Provided records:
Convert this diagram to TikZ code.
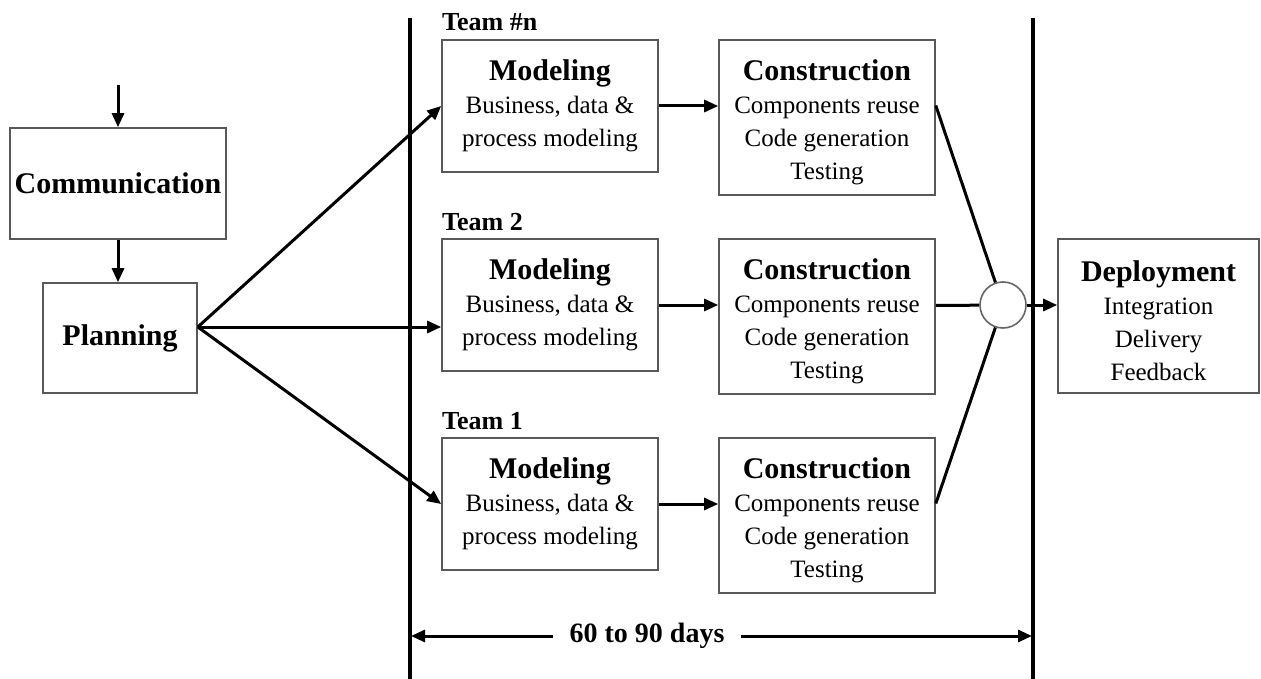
\documentclass[tikz,border=0pt]{standalone}
\usepackage{fontspec}
\setmainfont{Liberation Serif}
\usetikzlibrary{arrows.meta}
\newcommand{\ttl}{\fontsize{30}{34}\selectfont\bfseries}
\newcommand{\ttlup}{\rule{0pt}{30pt}}
\newcommand{\txt}{\fontsize{25}{33}\selectfont}

\begin{document}
\begin{tikzpicture}[x=1pt,y=-1pt,
  box/.style={draw=black!65,line width=1.6pt,inner sep=0pt,align=center,font=\txt},
  team/.style={inner sep=0pt,anchor=base west,font=\fontsize{26}{28}\selectfont\bfseries},
  arr/.style={line width=3pt,-{Triangle[length=14pt,width=12pt]}},
  link/.style={line width=3pt},
  bar/.style={line width=4.5pt}]

\useasboundingbox (0,0) rectangle (1261,679);

\draw[bar] (410,18) -- (410,679);
\draw[bar] (1033,18) -- (1033,679);

\node[box,minimum width=216,minimum height=111] (comm) at (118,183.5) {{\ttl Communication}};
\node[box,minimum width=154,minimum height=110] (plan) at (120,338) {{\ttl Planning}};

\node[team] (tn) at (442,31) {Team \#n};
\node[team] (t2) at (442,230) {Team 2};
\node[team] (t1) at (442,429) {Team 1};

\node[box,minimum width=216,minimum height=132] (modn) at (550,106) {{\ttl Modeling}\\Business, data \&\\process modeling};
\node[box,minimum width=216,minimum height=132] (mod2) at (550,305) {{\ttl Modeling}\\Business, data \&\\process modeling};
\node[box,minimum width=216,minimum height=132] (mod1) at (550,504) {{\ttl Modeling}\\Business, data \&\\process modeling};

\node[box,minimum width=216,minimum height=155] (consn) at (827,117.5) {{\ttlup\ttl Construction}\\Components reuse\\Code generation\\Testing};
\node[box,minimum width=216,minimum height=155] (cons2) at (827,316.5) {{\ttlup\ttl Construction}\\Components reuse\\Code generation\\Testing};
\node[box,minimum width=216,minimum height=155] (cons1) at (827,515.5) {{\ttlup\ttl Construction}\\Components reuse\\Code generation\\Testing};

\node[circle,draw=black!60,line width=1.6pt,fill=white,minimum size=46,inner sep=0pt] (join) at (1003,305) {};

\node[box,minimum width=201,minimum height=154] (dep) at (1158.5,316) {{\ttlup\ttl Deployment}\\Integration\\Delivery\\Feedback};

\node[inner sep=16pt,font=\fontsize{28}{30}\selectfont\bfseries] (days) at (647,636) {60 to 90 days};

\coordinate (top) at (118,85);
\coordinate (po) at ([yshift=11pt]plan.east);
\coordinate (dl) at (411,636);
\coordinate (dr) at (1032,636);

\draw[arr] (top) -- (comm);
\draw[arr] (comm.south) -- (comm.south |- plan.north);

\draw[arr] (po) -- (modn.west);
\draw[arr] (po) -- ([yshift=-22pt]mod2.west);
\draw[arr] (po) -- (mod1.west);

\draw[arr] (modn.east) -- (modn.east -| consn.west);
\draw[arr] (mod2.east) -- (mod2.east -| cons2.west);
\draw[arr] (mod1.east) -- (mod1.east -| cons1.west);

\draw[link] ([yshift=12pt]consn.east) -- (join);
\draw[link] ([yshift=11pt]cons2.east) -- (join);
\draw[link] ([yshift=12pt]cons1.east) -- (join);

\draw[arr] (join.east) -- (join.east -| dep.west);

\draw[arr] (days) -- (dl);
\draw[arr] (days) -- (dr);

\end{tikzpicture}
\end{document}
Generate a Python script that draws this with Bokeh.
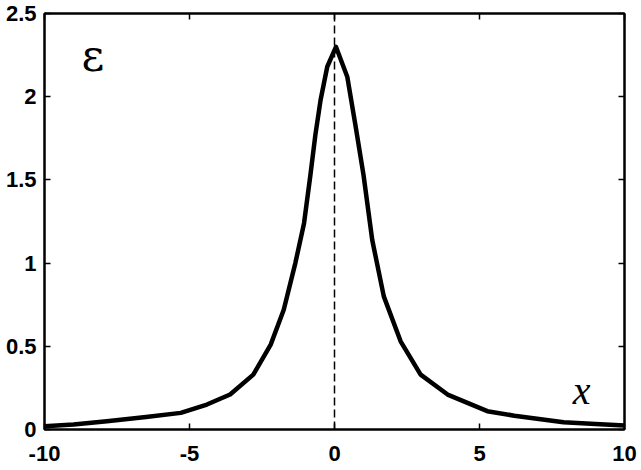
from bokeh.plotting import figure
from bokeh.models import Span, LinearAxis, FixedTicker, Range1d, Label
from bokeh.embed import file_html
from bokeh.resources import INLINE

# curve
x_vals = [-10, -9, -7.85, -6.5, -5.3, -4.4, -3.6, -2.8, -2.2, -1.75, -1.35,
          -1.05, -0.83, -0.66, -0.48, -0.25, 0.05, 0.44, 0.72, 1.0, 1.3, 1.7,
          2.28, 2.97, 3.9, 5.27, 6.2, 7.9, 9.0, 10]
eps_vals = [0.02, 0.03, 0.05, 0.075, 0.10, 0.15, 0.21, 0.33, 0.51, 0.72, 1.0,
            1.24, 1.53, 1.77, 1.98, 2.18, 2.30, 2.12, 1.83, 1.53, 1.14, 0.80,
            0.53, 0.33, 0.21, 0.11, 0.083, 0.043, 0.033, 0.024]

x_ticks = [-10, -5, 0, 5, 10]
x_tick_labels = ["-10", "-5", "0", "5", "10"]
y_ticks = [0, 0.5, 1, 1.5, 2, 2.5]
y_tick_labels = ["0", "0.5", "1", "1.5", "2", "2.5"]

FONT = "Liberation Sans"

p = figure(width=641, height=470, output_backend="svg", toolbar_location=None,
           x_range=Range1d(-10, 10), y_range=Range1d(0, 2.5),
           x_axis_type=None, y_axis_type=None,
           min_border_left=44, min_border_right=17, min_border_top=13,
           min_border_bottom=41)
p.grid.visible = False
p.outline_line_color = "black"
p.outline_line_width = 2
p.background_fill_color = "white"
p.border_fill_color = "white"


def make_axis(ticks, labels, show):
    ax = LinearAxis(ticker=FixedTicker(ticks=ticks))
    ax.major_label_overrides = {t: l for t, l in zip(ticks, labels)}
    ax.axis_line_color = "black"
    ax.axis_line_width = 2
    ax.major_tick_in = 6
    ax.major_tick_out = 0
    ax.major_tick_line_color = "black"
    ax.major_tick_line_width = 1.5
    ax.minor_tick_line_color = None
    ax.major_label_text_font = FONT
    ax.major_label_text_font_style = "bold"
    ax.major_label_text_font_size = "22px" if show else "1px"
    ax.major_label_text_color = "black" if show else None
    ax.major_label_standoff = 0
    return ax


xb = make_axis(x_ticks, x_tick_labels, True)
xb.major_label_standoff = 16
p.add_layout(xb, "below")
yl = make_axis(y_ticks, y_tick_labels, True)
yl.major_label_standoff = 8
p.add_layout(yl, "left")
p.add_layout(make_axis(x_ticks, x_tick_labels, False), "above")
p.add_layout(make_axis(y_ticks, y_tick_labels, False), "right")

p.add_layout(Span(location=0, dimension="height", line_color="black",
                  line_width=1.5, line_dash="8 4"))

p.line(x_vals, eps_vals, line_color="black", line_width=4.5,
       line_join="round")

p.add_layout(Label(x=-8.33, y=2.25, text="ε", text_font="DejaVu Serif",
                   text_font_size="44px", text_color="black",
                   text_align="center", text_baseline="middle"))
p.add_layout(Label(x=8.52, y=0.234, text="x", text_font="Liberation Serif",
                   text_font_style="italic", text_font_size="40px",
                   text_color="black", text_align="center",
                   text_baseline="middle"))

open("out.html", "w").write(file_html(p, INLINE))
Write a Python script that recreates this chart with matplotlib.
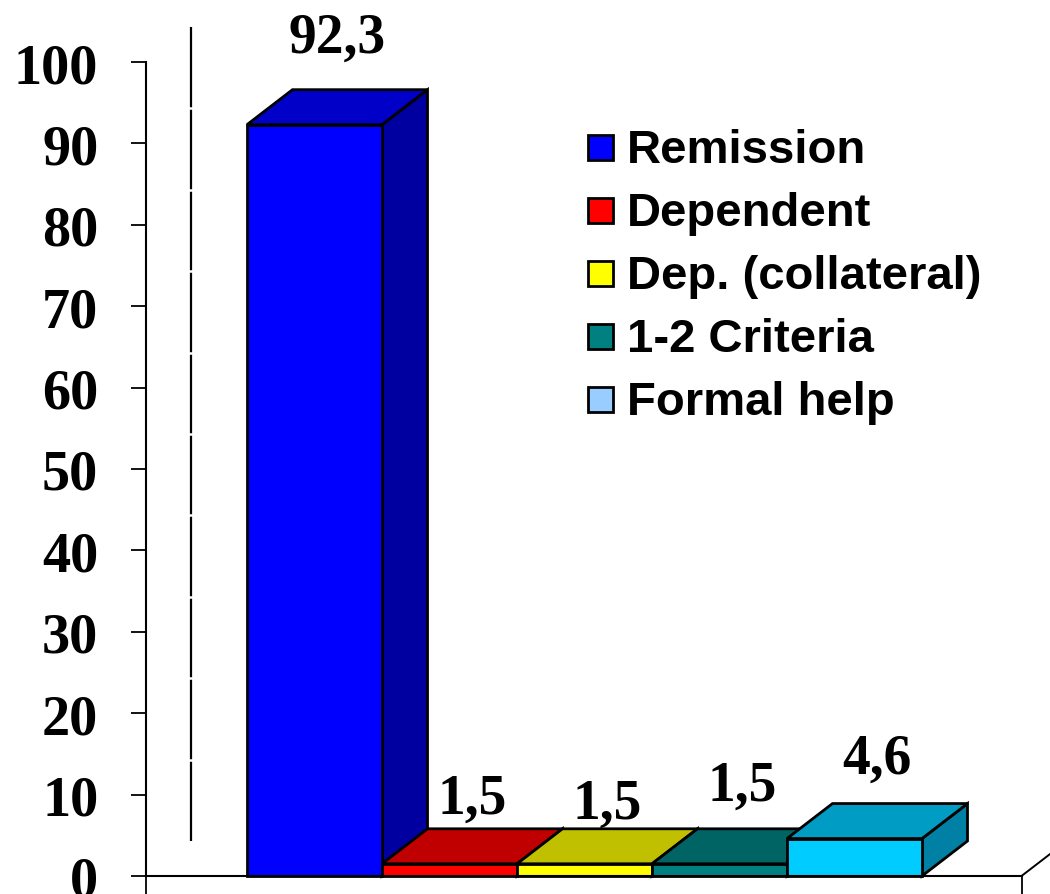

Job: Copy nothing but the lines from the top of the material through the line holding "(days) at (647,636)", exactly as written; omit pictures.

The reply:
Convert this diagram to TikZ code.
\documentclass[tikz,border=0pt]{standalone}
\usepackage{fontspec}
\setmainfont{Liberation Serif}
\usetikzlibrary{arrows.meta}
\newcommand{\ttl}{\fontsize{30}{34}\selectfont\bfseries}
\newcommand{\ttlup}{\rule{0pt}{30pt}}
\newcommand{\txt}{\fontsize{25}{33}\selectfont}

\begin{document}
\begin{tikzpicture}[x=1pt,y=-1pt,
  box/.style={draw=black!65,line width=1.6pt,inner sep=0pt,align=center,font=\txt},
  team/.style={inner sep=0pt,anchor=base west,font=\fontsize{26}{28}\selectfont\bfseries},
  arr/.style={line width=3pt,-{Triangle[length=14pt,width=12pt]}},
  link/.style={line width=3pt},
  bar/.style={line width=4.5pt}]

\useasboundingbox (0,0) rectangle (1261,679);

\draw[bar] (410,18) -- (410,679);
\draw[bar] (1033,18) -- (1033,679);

\node[box,minimum width=216,minimum height=111] (comm) at (118,183.5) {{\ttl Communication}};
\node[box,minimum width=154,minimum height=110] (plan) at (120,338) {{\ttl Planning}};

\node[team] (tn) at (442,31) {Team \#n};
\node[team] (t2) at (442,230) {Team 2};
\node[team] (t1) at (442,429) {Team 1};

\node[box,minimum width=216,minimum height=132] (modn) at (550,106) {{\ttl Modeling}\\Business, data \&\\process modeling};
\node[box,minimum width=216,minimum height=132] (mod2) at (550,305) {{\ttl Modeling}\\Business, data \&\\process modeling};
\node[box,minimum width=216,minimum height=132] (mod1) at (550,504) {{\ttl Modeling}\\Business, data \&\\process modeling};

\node[box,minimum width=216,minimum height=155] (consn) at (827,117.5) {{\ttlup\ttl Construction}\\Components reuse\\Code generation\\Testing};
\node[box,minimum width=216,minimum height=155] (cons2) at (827,316.5) {{\ttlup\ttl Construction}\\Components reuse\\Code generation\\Testing};
\node[box,minimum width=216,minimum height=155] (cons1) at (827,515.5) {{\ttlup\ttl Construction}\\Components reuse\\Code generation\\Testing};

\node[circle,draw=black!60,line width=1.6pt,fill=white,minimum size=46,inner sep=0pt] (join) at (1003,305) {};

\node[box,minimum width=201,minimum height=154] (dep) at (1158.5,316) {{\ttlup\ttl Deployment}\\Integration\\Delivery\\Feedback};

\node[inner sep=16pt,font=\fontsize{28}{30}\selectfont\bfseries] (days) at (647,636) {60 to 90 days};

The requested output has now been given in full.